[Start Input]

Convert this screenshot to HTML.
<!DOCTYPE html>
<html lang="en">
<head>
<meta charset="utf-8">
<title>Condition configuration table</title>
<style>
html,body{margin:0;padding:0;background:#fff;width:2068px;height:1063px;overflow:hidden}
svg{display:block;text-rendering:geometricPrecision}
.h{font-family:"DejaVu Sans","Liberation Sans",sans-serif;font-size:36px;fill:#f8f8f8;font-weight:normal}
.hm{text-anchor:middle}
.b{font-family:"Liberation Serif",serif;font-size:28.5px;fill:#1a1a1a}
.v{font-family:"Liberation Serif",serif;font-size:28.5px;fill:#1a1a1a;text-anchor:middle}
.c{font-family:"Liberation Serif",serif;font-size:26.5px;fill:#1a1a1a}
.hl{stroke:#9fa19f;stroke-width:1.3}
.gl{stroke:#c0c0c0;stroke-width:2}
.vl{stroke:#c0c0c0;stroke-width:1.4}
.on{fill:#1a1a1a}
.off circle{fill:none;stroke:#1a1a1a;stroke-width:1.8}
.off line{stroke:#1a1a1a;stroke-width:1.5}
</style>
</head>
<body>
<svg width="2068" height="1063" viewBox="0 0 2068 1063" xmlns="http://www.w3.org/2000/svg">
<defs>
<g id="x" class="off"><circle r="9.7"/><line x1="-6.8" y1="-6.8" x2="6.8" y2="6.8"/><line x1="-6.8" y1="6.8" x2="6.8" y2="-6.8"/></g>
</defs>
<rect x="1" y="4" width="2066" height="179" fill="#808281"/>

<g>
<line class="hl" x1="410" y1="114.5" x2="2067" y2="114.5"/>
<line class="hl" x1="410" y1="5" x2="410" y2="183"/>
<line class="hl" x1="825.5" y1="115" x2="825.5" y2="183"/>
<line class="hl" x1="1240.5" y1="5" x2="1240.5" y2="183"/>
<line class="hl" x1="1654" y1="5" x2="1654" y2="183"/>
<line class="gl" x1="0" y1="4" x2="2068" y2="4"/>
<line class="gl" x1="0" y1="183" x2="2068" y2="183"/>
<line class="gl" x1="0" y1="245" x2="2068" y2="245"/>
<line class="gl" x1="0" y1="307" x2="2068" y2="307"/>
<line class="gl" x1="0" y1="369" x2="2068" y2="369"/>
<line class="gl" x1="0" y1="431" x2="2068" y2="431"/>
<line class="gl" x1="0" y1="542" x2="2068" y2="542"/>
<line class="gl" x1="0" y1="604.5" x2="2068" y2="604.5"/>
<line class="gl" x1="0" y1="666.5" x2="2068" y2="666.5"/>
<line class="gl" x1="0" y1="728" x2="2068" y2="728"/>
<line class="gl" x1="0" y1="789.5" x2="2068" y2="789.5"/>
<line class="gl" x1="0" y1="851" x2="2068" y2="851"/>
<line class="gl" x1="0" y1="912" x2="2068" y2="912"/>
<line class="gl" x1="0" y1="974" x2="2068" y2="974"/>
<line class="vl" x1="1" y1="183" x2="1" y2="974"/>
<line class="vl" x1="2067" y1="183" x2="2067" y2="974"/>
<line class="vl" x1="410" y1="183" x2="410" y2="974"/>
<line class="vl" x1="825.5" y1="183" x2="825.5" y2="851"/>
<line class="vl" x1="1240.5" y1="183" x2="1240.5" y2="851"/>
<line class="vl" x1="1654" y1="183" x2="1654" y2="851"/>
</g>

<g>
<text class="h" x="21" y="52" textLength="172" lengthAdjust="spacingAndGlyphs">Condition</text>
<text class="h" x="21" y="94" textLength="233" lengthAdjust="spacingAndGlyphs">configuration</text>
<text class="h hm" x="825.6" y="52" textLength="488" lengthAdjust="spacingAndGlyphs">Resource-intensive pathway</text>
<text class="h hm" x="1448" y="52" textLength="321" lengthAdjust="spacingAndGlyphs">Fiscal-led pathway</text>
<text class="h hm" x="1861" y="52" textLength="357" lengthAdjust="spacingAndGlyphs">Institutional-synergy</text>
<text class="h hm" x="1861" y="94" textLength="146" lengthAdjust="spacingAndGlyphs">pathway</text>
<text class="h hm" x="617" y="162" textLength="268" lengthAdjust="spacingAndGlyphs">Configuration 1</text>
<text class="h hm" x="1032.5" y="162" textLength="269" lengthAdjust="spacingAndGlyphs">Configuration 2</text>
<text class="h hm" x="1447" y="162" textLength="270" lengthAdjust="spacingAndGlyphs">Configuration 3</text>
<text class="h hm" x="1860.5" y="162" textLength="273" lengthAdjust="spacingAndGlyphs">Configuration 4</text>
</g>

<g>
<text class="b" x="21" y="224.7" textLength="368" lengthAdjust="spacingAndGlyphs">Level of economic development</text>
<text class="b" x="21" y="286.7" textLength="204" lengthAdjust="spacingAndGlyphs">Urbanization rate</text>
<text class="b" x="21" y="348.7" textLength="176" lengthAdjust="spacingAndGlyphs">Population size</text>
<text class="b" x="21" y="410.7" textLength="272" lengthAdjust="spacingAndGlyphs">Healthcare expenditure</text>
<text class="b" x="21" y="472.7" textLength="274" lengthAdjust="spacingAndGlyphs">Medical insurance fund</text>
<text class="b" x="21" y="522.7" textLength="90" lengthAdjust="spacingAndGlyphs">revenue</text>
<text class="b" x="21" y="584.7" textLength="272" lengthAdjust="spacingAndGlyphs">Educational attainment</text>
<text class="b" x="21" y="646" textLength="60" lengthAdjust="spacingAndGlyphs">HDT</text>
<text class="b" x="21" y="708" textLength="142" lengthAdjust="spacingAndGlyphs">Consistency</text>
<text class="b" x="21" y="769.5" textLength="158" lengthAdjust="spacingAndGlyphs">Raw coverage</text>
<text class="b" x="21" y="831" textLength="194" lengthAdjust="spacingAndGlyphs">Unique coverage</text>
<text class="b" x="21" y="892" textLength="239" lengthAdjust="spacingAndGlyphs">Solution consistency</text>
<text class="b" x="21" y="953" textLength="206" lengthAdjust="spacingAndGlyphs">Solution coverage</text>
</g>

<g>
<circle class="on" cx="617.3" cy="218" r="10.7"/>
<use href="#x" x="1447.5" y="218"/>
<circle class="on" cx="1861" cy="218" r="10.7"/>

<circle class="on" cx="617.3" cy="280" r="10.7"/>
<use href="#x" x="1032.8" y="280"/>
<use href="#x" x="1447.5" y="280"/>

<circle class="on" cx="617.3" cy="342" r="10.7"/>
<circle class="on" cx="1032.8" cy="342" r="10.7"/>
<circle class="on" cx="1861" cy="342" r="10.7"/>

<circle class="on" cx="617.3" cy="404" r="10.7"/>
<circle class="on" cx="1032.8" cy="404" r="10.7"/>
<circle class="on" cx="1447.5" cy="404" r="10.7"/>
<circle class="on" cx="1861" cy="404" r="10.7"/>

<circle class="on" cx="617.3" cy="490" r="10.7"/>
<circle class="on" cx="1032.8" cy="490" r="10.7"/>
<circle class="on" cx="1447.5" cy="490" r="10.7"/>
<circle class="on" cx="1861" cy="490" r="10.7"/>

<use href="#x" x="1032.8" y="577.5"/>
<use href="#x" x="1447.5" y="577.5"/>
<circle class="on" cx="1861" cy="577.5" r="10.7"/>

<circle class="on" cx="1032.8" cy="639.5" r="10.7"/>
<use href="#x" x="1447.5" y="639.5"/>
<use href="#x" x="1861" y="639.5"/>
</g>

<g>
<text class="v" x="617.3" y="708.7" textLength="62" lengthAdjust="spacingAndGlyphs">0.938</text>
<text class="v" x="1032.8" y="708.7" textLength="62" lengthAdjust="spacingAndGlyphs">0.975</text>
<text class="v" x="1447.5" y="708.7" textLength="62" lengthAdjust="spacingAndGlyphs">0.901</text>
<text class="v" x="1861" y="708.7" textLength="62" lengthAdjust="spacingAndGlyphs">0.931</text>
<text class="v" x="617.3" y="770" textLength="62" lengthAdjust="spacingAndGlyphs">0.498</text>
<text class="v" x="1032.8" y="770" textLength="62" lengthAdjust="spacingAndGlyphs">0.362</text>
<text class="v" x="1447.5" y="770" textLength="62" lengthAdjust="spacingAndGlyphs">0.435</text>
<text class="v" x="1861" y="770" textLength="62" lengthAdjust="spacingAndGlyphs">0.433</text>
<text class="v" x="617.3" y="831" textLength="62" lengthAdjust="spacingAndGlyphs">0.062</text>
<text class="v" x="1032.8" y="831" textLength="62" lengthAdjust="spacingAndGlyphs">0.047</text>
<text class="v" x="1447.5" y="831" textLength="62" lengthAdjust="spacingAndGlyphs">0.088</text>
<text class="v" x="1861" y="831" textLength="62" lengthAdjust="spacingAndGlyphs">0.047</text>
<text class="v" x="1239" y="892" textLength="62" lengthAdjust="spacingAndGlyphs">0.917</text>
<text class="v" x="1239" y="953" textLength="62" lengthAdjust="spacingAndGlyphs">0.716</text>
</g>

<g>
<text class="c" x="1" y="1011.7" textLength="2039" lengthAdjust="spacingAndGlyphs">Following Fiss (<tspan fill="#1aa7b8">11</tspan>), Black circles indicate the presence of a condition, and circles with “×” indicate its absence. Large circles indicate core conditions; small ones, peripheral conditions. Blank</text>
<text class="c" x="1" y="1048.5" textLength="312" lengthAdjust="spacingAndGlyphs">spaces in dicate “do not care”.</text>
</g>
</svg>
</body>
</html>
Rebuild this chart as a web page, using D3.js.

[End Input]

## What is asked
Gather each line from the entries above that includes the word "this".

## Full output
Convert this screenshot to HTML.
Rebuild this chart as a web page, using D3.js.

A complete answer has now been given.